---- Exercise data

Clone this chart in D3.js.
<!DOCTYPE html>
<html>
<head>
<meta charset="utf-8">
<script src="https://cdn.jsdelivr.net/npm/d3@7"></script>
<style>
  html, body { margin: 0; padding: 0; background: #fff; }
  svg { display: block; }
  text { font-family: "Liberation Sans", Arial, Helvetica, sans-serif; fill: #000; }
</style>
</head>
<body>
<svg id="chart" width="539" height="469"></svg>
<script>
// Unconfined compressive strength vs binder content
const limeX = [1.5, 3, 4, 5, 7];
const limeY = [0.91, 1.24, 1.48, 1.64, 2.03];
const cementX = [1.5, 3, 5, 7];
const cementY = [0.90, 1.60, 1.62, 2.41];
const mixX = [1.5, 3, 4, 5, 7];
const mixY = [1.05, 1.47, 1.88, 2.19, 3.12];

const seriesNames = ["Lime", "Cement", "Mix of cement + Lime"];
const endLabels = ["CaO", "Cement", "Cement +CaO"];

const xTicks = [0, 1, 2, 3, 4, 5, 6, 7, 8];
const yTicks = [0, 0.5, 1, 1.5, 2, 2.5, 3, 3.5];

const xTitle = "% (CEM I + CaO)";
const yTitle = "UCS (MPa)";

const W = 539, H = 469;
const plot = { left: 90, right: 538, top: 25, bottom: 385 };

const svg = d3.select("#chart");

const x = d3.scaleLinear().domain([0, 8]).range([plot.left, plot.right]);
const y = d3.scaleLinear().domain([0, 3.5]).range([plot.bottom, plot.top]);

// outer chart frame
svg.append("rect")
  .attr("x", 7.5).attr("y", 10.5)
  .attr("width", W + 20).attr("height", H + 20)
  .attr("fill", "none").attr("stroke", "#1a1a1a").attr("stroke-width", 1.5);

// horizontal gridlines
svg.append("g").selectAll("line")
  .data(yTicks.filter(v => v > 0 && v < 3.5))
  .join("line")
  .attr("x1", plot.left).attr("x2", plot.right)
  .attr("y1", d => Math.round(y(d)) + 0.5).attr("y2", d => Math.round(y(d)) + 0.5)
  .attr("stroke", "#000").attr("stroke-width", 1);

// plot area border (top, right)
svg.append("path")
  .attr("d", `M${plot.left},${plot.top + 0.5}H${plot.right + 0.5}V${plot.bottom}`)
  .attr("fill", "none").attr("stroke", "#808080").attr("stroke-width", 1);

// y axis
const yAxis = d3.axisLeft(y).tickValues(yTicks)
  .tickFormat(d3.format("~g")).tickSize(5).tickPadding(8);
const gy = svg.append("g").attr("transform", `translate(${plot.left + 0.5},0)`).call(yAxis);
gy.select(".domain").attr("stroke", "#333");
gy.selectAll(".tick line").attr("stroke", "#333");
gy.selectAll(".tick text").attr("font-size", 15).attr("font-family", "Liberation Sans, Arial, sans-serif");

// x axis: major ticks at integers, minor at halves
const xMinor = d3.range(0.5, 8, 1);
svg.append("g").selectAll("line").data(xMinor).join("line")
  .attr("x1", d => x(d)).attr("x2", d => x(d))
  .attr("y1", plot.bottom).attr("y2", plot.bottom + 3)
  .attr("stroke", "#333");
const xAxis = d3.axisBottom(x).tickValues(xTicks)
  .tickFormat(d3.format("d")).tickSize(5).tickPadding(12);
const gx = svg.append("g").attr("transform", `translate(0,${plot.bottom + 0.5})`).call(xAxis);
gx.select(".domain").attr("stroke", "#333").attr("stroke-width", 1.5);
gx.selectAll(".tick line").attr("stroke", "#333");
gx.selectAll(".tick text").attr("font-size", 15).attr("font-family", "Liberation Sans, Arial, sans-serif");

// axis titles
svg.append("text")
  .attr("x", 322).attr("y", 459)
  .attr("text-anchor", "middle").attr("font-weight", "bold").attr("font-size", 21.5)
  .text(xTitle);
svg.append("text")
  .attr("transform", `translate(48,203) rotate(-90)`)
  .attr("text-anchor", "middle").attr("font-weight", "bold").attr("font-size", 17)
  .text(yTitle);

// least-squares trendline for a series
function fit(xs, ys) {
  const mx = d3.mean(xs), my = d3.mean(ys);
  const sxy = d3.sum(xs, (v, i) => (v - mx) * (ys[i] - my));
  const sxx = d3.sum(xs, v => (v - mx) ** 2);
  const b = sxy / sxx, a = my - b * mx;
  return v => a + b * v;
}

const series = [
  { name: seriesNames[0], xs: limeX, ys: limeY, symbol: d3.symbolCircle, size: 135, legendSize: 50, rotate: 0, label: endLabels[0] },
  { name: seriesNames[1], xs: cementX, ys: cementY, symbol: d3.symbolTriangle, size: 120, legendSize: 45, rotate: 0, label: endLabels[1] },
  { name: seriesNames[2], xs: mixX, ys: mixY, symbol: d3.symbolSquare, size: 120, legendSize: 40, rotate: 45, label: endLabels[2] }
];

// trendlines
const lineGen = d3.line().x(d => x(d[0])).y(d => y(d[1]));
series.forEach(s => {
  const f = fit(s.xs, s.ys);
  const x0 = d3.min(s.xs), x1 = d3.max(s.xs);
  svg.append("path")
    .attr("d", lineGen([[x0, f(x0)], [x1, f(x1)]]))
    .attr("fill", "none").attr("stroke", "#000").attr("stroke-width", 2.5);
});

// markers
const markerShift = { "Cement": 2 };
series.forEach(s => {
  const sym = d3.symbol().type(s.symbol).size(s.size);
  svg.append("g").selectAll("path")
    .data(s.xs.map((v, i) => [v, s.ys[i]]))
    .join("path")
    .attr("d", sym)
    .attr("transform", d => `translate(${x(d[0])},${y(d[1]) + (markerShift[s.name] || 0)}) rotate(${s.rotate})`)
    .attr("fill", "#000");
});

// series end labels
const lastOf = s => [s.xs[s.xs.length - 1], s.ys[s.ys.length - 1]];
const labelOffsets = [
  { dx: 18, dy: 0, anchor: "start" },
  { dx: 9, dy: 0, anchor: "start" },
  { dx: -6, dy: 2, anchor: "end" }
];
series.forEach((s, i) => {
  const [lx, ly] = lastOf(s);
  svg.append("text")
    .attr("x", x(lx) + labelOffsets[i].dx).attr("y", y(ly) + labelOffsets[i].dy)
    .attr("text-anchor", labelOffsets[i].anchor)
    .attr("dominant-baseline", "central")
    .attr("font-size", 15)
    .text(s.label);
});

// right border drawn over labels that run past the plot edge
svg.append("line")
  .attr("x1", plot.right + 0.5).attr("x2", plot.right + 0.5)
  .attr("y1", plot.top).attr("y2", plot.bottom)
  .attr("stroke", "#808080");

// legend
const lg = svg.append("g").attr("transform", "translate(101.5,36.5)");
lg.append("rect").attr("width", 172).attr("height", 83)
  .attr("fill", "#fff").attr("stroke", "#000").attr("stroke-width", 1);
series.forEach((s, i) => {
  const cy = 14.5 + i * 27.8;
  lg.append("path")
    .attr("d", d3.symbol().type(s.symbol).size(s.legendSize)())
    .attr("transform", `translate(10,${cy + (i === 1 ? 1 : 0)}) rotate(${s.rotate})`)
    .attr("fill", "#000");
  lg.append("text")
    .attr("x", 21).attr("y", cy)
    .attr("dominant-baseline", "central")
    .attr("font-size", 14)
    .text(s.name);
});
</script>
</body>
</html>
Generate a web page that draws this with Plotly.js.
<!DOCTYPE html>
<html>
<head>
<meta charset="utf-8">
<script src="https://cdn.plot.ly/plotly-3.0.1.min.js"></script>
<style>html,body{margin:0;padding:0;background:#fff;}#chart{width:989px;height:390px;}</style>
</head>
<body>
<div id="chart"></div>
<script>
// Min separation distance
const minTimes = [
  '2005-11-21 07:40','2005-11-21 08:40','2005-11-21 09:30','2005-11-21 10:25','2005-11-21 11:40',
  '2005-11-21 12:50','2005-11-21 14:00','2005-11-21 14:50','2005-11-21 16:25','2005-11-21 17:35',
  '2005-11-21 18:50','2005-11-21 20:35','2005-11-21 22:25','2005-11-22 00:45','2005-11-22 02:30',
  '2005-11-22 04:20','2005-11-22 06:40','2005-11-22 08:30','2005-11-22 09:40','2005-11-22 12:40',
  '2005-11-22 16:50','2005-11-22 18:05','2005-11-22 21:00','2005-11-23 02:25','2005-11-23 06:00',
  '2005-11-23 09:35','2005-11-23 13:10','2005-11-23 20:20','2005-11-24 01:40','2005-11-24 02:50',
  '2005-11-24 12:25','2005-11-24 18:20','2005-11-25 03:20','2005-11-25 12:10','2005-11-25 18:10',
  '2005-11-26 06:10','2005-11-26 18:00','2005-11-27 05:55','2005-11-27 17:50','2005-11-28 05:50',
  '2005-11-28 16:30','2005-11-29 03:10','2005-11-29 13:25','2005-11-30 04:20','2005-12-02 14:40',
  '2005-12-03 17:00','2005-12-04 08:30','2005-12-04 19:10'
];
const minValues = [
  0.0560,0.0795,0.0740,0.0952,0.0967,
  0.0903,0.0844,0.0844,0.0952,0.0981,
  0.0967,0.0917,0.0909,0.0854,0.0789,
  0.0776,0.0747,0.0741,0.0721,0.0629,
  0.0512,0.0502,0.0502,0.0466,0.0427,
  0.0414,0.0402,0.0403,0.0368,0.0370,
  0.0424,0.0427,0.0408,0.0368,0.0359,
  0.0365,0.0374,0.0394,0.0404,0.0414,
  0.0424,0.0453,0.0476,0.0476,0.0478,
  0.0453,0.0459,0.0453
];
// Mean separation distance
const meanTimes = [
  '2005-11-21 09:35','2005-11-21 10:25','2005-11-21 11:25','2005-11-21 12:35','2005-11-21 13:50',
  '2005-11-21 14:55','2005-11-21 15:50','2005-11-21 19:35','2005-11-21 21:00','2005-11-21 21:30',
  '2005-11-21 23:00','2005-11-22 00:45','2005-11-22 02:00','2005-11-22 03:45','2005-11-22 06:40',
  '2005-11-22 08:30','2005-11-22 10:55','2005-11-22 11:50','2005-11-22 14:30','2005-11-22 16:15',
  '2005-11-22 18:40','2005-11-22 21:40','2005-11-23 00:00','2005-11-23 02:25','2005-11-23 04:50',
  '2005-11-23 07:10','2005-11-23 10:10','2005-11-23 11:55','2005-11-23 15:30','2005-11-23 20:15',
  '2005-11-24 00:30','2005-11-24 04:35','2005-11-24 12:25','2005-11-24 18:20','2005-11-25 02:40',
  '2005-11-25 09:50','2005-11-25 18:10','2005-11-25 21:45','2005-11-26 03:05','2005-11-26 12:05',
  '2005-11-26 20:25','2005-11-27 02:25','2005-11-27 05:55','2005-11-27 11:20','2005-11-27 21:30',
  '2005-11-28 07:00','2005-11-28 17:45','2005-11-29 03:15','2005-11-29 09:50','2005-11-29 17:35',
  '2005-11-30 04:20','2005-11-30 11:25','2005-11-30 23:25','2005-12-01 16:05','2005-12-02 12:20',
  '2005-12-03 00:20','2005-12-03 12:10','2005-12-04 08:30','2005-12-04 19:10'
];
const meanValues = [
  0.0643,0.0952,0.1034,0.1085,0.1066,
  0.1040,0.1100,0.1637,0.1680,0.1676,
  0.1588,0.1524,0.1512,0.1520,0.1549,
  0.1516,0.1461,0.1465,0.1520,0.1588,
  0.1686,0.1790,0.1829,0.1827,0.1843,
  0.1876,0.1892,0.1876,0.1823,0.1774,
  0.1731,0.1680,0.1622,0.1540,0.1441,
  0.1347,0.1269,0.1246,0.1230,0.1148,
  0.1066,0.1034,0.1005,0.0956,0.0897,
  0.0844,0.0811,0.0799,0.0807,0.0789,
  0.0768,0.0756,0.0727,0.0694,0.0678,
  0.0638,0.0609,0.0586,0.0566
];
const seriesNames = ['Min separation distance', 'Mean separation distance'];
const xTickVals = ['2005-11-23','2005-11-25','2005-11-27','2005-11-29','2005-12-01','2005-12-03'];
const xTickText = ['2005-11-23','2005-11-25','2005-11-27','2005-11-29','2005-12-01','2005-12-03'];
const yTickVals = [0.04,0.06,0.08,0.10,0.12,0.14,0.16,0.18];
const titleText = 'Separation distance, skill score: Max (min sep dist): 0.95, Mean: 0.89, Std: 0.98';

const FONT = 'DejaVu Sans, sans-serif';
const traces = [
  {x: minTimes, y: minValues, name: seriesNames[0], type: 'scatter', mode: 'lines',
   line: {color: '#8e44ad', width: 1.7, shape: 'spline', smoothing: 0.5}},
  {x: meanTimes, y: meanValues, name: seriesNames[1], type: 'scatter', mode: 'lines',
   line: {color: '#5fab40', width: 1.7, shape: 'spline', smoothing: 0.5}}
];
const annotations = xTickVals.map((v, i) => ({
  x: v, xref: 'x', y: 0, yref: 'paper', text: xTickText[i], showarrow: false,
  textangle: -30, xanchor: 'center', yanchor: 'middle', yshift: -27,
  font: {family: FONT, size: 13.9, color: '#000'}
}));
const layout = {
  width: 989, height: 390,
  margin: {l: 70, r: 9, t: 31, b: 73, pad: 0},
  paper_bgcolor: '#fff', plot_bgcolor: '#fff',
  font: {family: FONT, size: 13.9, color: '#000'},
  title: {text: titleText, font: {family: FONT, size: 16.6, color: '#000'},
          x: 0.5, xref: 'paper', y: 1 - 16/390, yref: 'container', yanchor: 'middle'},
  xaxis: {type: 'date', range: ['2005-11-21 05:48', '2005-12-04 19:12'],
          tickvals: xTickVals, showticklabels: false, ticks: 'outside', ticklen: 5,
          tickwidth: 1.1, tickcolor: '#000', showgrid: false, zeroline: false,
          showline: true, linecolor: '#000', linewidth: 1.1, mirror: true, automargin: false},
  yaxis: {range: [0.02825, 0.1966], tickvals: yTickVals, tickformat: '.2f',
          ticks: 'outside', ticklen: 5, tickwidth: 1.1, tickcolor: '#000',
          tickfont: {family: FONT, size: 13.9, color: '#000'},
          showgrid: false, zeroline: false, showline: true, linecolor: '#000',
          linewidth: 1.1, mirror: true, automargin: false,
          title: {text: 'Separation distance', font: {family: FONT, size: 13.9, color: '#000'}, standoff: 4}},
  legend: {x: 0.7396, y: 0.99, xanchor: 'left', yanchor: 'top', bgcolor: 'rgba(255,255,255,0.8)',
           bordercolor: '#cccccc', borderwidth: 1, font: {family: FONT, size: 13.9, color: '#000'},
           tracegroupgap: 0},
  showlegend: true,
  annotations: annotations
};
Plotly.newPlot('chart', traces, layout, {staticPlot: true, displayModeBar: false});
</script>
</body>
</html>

--------

Task details
Say how many lines above hold the word "this", giving only the count.

Answer in full
2